A quasi due mesi dall’inizio dell’offensiva dell’esercito turco, l’Agenzia Dire ha organizzato, a Roma “Rojava – Sguardo oltre la guerra”, un incontro per fare il punto con voci ed esponenti di organizzazioni attive nel nord della Siria. Protagoniste sono state le donne: Haskar Kirmizigul, rappresentante del Movimento delle donne curde e del Comitato Jineologi Europa, e Martina Pignatti, dell’ong Un ponte per (Upp). La prima ha spiegato: “Le donne curde non vanno viste solo come combattenti. La loro partecipazione nelle forze di autodifesa è importante, ma non va sottovalutato il loro ruolo nel sistema democratico del Rojava”, un’amministrazione autonoma nel nord-est della Siria. Purtroppo, ha osservato, “l’aggressione della Turchia punta a cancellare anche questa nostra partecipazione”. In realtà, ha affermato Kirmizigul, le donne curde della Siria nord-orientale “ricoprono ruoli di leadership nelle diverse istituzioni della regione”. Infatti, ha aggiunto, “le donne curde s’impegnano per cambiare la mentalità della società”. Sin dalla sconfitta dell’Isis “anche i problemi all’interno delle famiglie vengono risolti dalle donne: potete ben capire – ha sostenuto – che questo è un cambiamento radicale dal punto di vista culturale”.

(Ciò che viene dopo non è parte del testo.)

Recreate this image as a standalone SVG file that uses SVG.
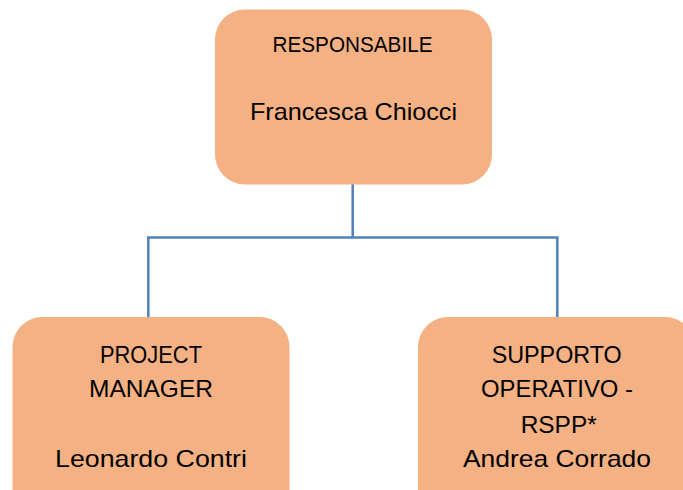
<svg xmlns="http://www.w3.org/2000/svg" width="683" height="490" viewBox="0 0 683 490">
<style>
.box{fill:#F4B183;stroke:none}
.t{font-family:"Liberation Sans","Open Sans",sans-serif;font-size:24px;fill:#000;text-anchor:middle}
.s{font-size:22.5px}
.c{fill:none;stroke:#4F81BD;stroke-width:2.5}
</style>
<rect width="683" height="490" fill="#fff"/>
<g id="connectors">
<path class="c" d="M352.7 184 V237.5 M148.3 318 V237.5 H557.3 V318"/>
</g>
<g id="responsabile">
<rect class="box" x="215" y="9.5" width="277" height="175" rx="30"/>
<text class="t s" x="352.5" y="52" textLength="160" lengthAdjust="spacingAndGlyphs">RESPONSABILE</text>
<text class="t" x="353.5" y="120" textLength="207" lengthAdjust="spacingAndGlyphs">Francesca Chiocci</text>
</g>
<g id="project-manager">
<rect class="box" x="12.5" y="317" width="277" height="215" rx="30"/>
<text class="t" x="151" y="363" textLength="102" lengthAdjust="spacingAndGlyphs">PROJECT</text>
<text class="t" x="151" y="396.5" textLength="124" lengthAdjust="spacingAndGlyphs">MANAGER</text>
<text class="t" x="151" y="466.5" textLength="192" lengthAdjust="spacingAndGlyphs">Leonardo Contri</text>
</g>
<g id="supporto-operativo">
<rect class="box" x="418" y="317" width="277" height="215" rx="30"/>
<text class="t" x="556.7" y="363" textLength="130" lengthAdjust="spacingAndGlyphs">SUPPORTO</text>
<text class="t" x="557" y="396.5" textLength="152" lengthAdjust="spacingAndGlyphs">OPERATIVO -</text>
<text class="t" x="558.7" y="432.5" textLength="76" lengthAdjust="spacingAndGlyphs">RSPP*</text>
<text class="t" x="557" y="466.5" textLength="188" lengthAdjust="spacingAndGlyphs">Andrea Corrado</text>
</g>
</svg>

Kirmizigul ha ricordato che tutto ciò è sostenuto anche attraverso una base teorica, “la ‘Jineoloji’, che può essere tradotta come scienza delle donne, che viene insegnata a tutte le donne della regione affinché si possano sradicare i problemi che nascono dal sistema sociale fondato sul patriarcato”. Questa forma di pensiero viene insegnata “dalle elementari sino ad arrivare alla facoltà Jineoloji nell’Università di Rojava”.

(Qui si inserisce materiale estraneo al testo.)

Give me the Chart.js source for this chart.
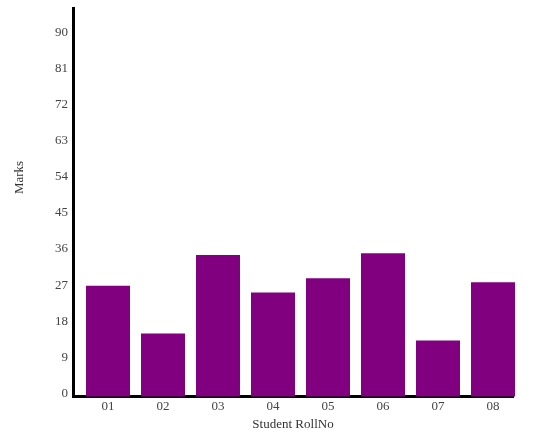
<!DOCTYPE html>
<html>
<head>
<meta charset="utf-8">
<script src="https://cdn.jsdelivr.net/npm/chart.js@4.4.1/dist/chart.umd.min.js"></script>
<style>
  html, body { margin: 0; padding: 0; background: #fff; }
  #wrap { width: 543px; height: 445px; }
</style>
</head>
<body>
<div id="wrap"><canvas id="graficoNotas" width="543" height="445"></canvas></div>
<script>
const rollNos = ["01", "02", "03", "04", "05", "06", "07", "08"];
const marks = [27.6, 15.7, 35.25, 25.9, 29.45, 35.7, 13.95, 28.45];
const yTicks = [0, 9, 18, 27, 36, 45, 54, 63, 72, 81, 90];

const fonte = "'Liberation Serif', 'DejaVu Serif', serif";

// titulo do eixo y fica um pouco acima do centro no original
const tituloY = {
  id: "tituloY",
  afterDraw(chart) {
    const { ctx, chartArea } = chart;
    ctx.save();
    ctx.translate(19.5, (chartArea.top + chartArea.bottom) / 2 - 25);
    ctx.rotate(-Math.PI / 2);
    ctx.font = "13px " + fonte;
    ctx.fillStyle = "#333";
    ctx.textAlign = "center";
    ctx.textBaseline = "middle";
    ctx.fillText("Marks", 0, 0);
    ctx.restore();
  }
};

const ctx = document.getElementById("graficoNotas").getContext("2d");

new Chart(ctx, {
  type: "bar",
  data: {
    datasets: [{
      label: "Marks",
      data: marks.map((v, i) => ({ x: i, y: v })),
      backgroundColor: "#800080",
      borderWidth: 0,
      barPercentage: 0.8,
      categoryPercentage: 1,
      clip: false
    }]
  },
  options: {
    responsive: false,
    animation: false,
    layout: { padding: { left: 0, right: 30, top: 8.5, bottom: 0 } },
    plugins: {
      legend: { display: false },
      tooltip: { enabled: false }
    },
    scales: {
      x: {
        type: "linear",
        offset: false,
        min: -35 / 55,
        max: -35 / 55 + 8,
        afterBuildTicks: s => { s.ticks = rollNos.map((_, i) => ({ value: i })); },
        afterFit: s => { s.height = 48.5; s.paddingLeft = 0; s.paddingRight = 0; },
        grid: { display: false, drawTicks: false, offset: false },
        border: { display: true, color: "#000", width: 3 },
        ticks: {
          padding: 2,
          maxRotation: 0,
          autoSkip: false,
          color: "#444",
          font: { family: fonte, size: 13 },
          callback: v => rollNos[v]
        },
        title: {
          display: true,
          text: "Student RollNo",
          color: "#333",
          font: { family: fonte, size: 13 },
          padding: { top: 0, bottom: 13 }
        }
      },
      y: {
        min: 0,
        max: 96.7,
        afterBuildTicks: s => { s.ticks = yTicks.map(v => ({ value: v })); },
        afterFit: s => { s.width = 73; s.paddingTop = 0; s.paddingBottom = 0; },
        grid: { display: false, drawTicks: false },
        border: { display: true, color: "#000", width: 3 },
        ticks: {
          padding: 5,
          labelOffset: -3,
          color: "#444",
          font: { family: fonte, size: 13 }
        }
      }
    }
  },
  plugins: [tituloY]
});
</script>
</body>
</html>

Martina Pignatti, direttrice dei Programmi di cooperazione di “Un ponte per…”, ha sottolineato l’urgenza di sostenere materialmente territori come la Rojava, così come è accaduto con l’ultimo carico arrivato: ad esempio, coperte, tende, kit igienico sanitari. Al tempo stesso, si deve bloccare la vendita di armi da parte di aziende italiane.